Our goal is a self optimising marketing engine. The near term focus is on two fronts. First, deeper personalisation in content blocks driven by live browsing and stock signals. Second, smarter coordination across channels so that email, SMS, and on site experiences reinforce each other rather than compete for attention. AI plays a role in both, but orchestration and consent centric design remain essential.

Longer term, we expect email to integrate with conversational interfaces. Customers will reply with natural language to request sizes, alternatives, or delivery changes, and the system will understand and act. This will not replace service teams. It will handle routine tasks quickly and escalate the rest with full context. The winners will be brands that combine technical capability with thoughtful service design.

We also anticipate closer links between inventory forecasts and messaging. If stock is tight, the system can steer demand towards alternatives with similar appeal. If supply is robust, it can accelerate sell through without resorting to heavy discounting. This protects margin and creates a smoother customer experience.

Conclusion

AI is no longer optional. It is the new baseline for email success.

Audit your email strategy today. One AI feature could change everything.
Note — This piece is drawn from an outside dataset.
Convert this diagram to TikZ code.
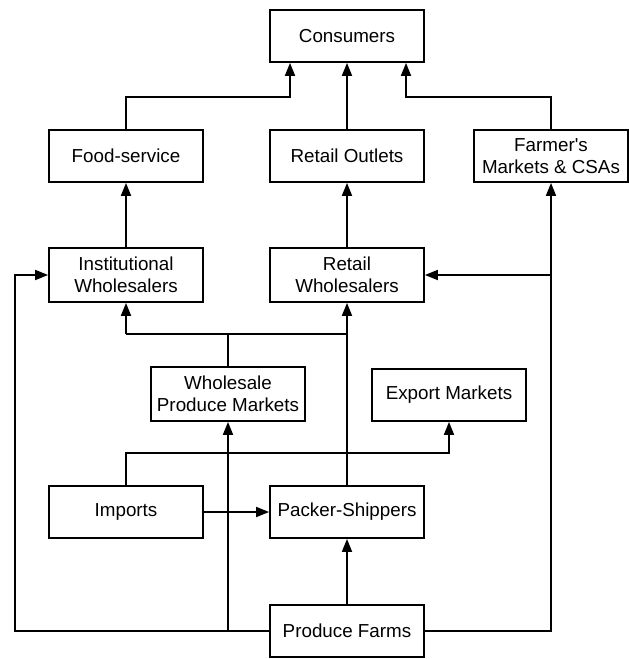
\documentclass[tikz,border=0pt]{standalone}
\usepackage{fontspec}
\setmainfont{Liberation Sans}
\usetikzlibrary{arrows.meta}
\begin{document}
\begin{tikzpicture}[x=1pt,y=-1pt,
  box/.style={draw, line width=1.8pt, minimum width=154pt, minimum height=52pt, inner sep=0pt, align=center, font=\fontsize{18.8}{22}\selectfont},
  conn/.style={line width=1.8pt},
  arr/.style={conn, -{Triangle[length=13pt,width=10pt]}}]
\useasboundingbox (0,0) rectangle (629,659);
\node[box] (consumers) at (347,36) {Consumers};
\node[box] (food) at (126,156) {Food-service};
\node[box] (outlets) at (347,156) {Retail Outlets};
\node[box] (farmers) at (551,156) {Farmer\textquotesingle s\\Markets \& CSAs};
\node[box, minimum height=54pt] (inst) at (126,275) {Institutional\\Wholesalers};
\node[box, minimum height=54pt] (rwhole) at (347,275) {Retail\\Wholesalers};
\node[box, minimum height=54pt] (wpm) at (228,394) {Wholesale\\Produce Markets};
\node[box] (export) at (449,395) {Export Markets};
\node[box] (imports) at (126,512) {Imports};
\node[box] (packer) at (347,512) {Packer-Shippers};
\node[box] (farms) at (347,631) {Produce Farms};

% to consumers
\draw[arr] (food.north) -- (food.north |- 0,97) -| ([xshift=-57pt]consumers.south);
\draw[arr] (outlets) -- (consumers);
\draw[arr] (farmers.north) -- (farmers.north |- 0,97) -| ([xshift=59pt]consumers.south);
% second tier
\draw[arr] (inst) -- (food);
\draw[arr] (rwhole) -- (outlets);
% packer and wholesale markets
\draw[arr] (packer) -- (rwhole);
\draw[conn] (wpm.north) -- (wpm.north |- 0,334);
\draw[conn] (inst.south |- 0,334) -- (rwhole.south |- 0,334);
\draw[arr] (inst.south |- 0,334) -- (inst.south);
% imports
\draw[arr] (imports.north) -- (imports.north |- 0,453) -| (export.south);
\draw[arr] (imports) -- (packer);
% produce farms
\draw[arr] (farms) -- (packer);
\draw[arr] (farms.west) -- (15,631) |- (inst.west);
\draw[arr] (wpm.south |- farms.west) -- (wpm.south);
\draw[arr] (farms.east) -| (farmers.south);
\draw[arr] (farmers.south |- rwhole.east) -- (rwhole.east);
\end{tikzpicture}
\end{document}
If you are starting from scratch, pick one journey with strong intent signals and enough weekly volume to learn quickly. Build the data path end to end. Establish governance, then test small changes that compound. If you already have automation in place, review decision points where rules are static and replace them with models that learn. In all cases, measure incrementality and invest in the team that will run the system day to day.

When you are ready to move, keep the scope narrow and the feedback loop short. Ship, learn, and iterate. That rhythm, supported by sound data and careful governance, is what turns AI from a buzzword into business results.